- [DATASET EXCERPT]:
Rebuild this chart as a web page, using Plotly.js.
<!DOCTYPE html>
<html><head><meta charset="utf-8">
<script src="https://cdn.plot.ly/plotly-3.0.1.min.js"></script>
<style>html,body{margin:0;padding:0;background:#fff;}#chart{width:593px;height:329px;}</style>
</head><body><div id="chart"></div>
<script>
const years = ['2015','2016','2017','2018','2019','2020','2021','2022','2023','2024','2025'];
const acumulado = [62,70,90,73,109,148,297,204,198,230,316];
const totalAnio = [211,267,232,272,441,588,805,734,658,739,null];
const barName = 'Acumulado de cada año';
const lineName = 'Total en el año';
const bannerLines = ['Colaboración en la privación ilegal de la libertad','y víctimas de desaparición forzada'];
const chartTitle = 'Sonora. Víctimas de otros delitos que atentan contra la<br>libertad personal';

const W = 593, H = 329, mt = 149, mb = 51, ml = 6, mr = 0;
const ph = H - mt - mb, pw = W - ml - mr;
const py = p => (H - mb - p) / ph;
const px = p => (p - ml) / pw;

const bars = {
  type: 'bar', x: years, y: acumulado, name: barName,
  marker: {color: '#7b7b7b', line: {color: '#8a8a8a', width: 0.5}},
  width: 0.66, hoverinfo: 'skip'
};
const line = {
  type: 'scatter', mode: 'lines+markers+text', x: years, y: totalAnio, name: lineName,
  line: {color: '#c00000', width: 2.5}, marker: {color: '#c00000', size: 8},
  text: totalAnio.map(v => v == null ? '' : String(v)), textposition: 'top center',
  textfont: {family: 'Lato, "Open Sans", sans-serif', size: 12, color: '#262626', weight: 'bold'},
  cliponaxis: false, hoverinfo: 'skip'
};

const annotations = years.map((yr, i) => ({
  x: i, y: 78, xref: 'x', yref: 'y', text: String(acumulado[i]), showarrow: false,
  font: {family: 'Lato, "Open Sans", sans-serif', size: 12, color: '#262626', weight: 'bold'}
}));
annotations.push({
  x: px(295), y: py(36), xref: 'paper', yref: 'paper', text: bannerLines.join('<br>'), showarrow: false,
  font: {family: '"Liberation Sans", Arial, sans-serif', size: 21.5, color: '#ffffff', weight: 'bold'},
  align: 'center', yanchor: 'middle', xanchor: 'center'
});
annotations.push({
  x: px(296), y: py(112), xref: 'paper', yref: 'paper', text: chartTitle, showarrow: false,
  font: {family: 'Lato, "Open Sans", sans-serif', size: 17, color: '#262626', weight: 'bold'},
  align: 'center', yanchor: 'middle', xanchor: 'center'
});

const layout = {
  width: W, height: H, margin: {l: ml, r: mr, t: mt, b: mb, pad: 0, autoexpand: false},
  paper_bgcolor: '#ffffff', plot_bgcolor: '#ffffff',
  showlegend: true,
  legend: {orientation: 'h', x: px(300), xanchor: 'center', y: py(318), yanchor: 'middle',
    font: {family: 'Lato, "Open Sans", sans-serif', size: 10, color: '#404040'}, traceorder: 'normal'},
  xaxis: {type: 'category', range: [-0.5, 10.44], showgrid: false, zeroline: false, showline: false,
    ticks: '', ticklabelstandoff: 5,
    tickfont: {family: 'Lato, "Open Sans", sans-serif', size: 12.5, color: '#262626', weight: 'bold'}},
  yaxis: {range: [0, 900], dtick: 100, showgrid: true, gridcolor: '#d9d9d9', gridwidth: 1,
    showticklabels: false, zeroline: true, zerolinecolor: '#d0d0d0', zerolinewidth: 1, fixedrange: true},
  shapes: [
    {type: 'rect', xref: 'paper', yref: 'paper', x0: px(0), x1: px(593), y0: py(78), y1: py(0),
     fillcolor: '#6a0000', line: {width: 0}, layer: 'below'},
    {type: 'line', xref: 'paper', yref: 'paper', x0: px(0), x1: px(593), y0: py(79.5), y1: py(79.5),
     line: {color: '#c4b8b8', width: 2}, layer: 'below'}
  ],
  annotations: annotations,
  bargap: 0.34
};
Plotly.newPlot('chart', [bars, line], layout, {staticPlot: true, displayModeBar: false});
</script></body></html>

- [PROBLEM STATEMENT]:
Include the first line, the line containing "const px = p => (p - ml) / pw;", and every line between them, copied exactly from the material above; output no other line.

- [RESULT OF THIS EXERCISE]:
Rebuild this chart as a web page, using Plotly.js.
<!DOCTYPE html>
<html><head><meta charset="utf-8">
<script src="https://cdn.plot.ly/plotly-3.0.1.min.js"></script>
<style>html,body{margin:0;padding:0;background:#fff;}#chart{width:593px;height:329px;}</style>
</head><body><div id="chart"></div>
<script>
const years = ['2015','2016','2017','2018','2019','2020','2021','2022','2023','2024','2025'];
const acumulado = [62,70,90,73,109,148,297,204,198,230,316];
const totalAnio = [211,267,232,272,441,588,805,734,658,739,null];
const barName = 'Acumulado de cada año';
const lineName = 'Total en el año';
const bannerLines = ['Colaboración en la privación ilegal de la libertad','y víctimas de desaparición forzada'];
const chartTitle = 'Sonora. Víctimas de otros delitos que atentan contra la<br>libertad personal';

const W = 593, H = 329, mt = 149, mb = 51, ml = 6, mr = 0;
const ph = H - mt - mb, pw = W - ml - mr;
const py = p => (H - mb - p) / ph;
const px = p => (p - ml) / pw;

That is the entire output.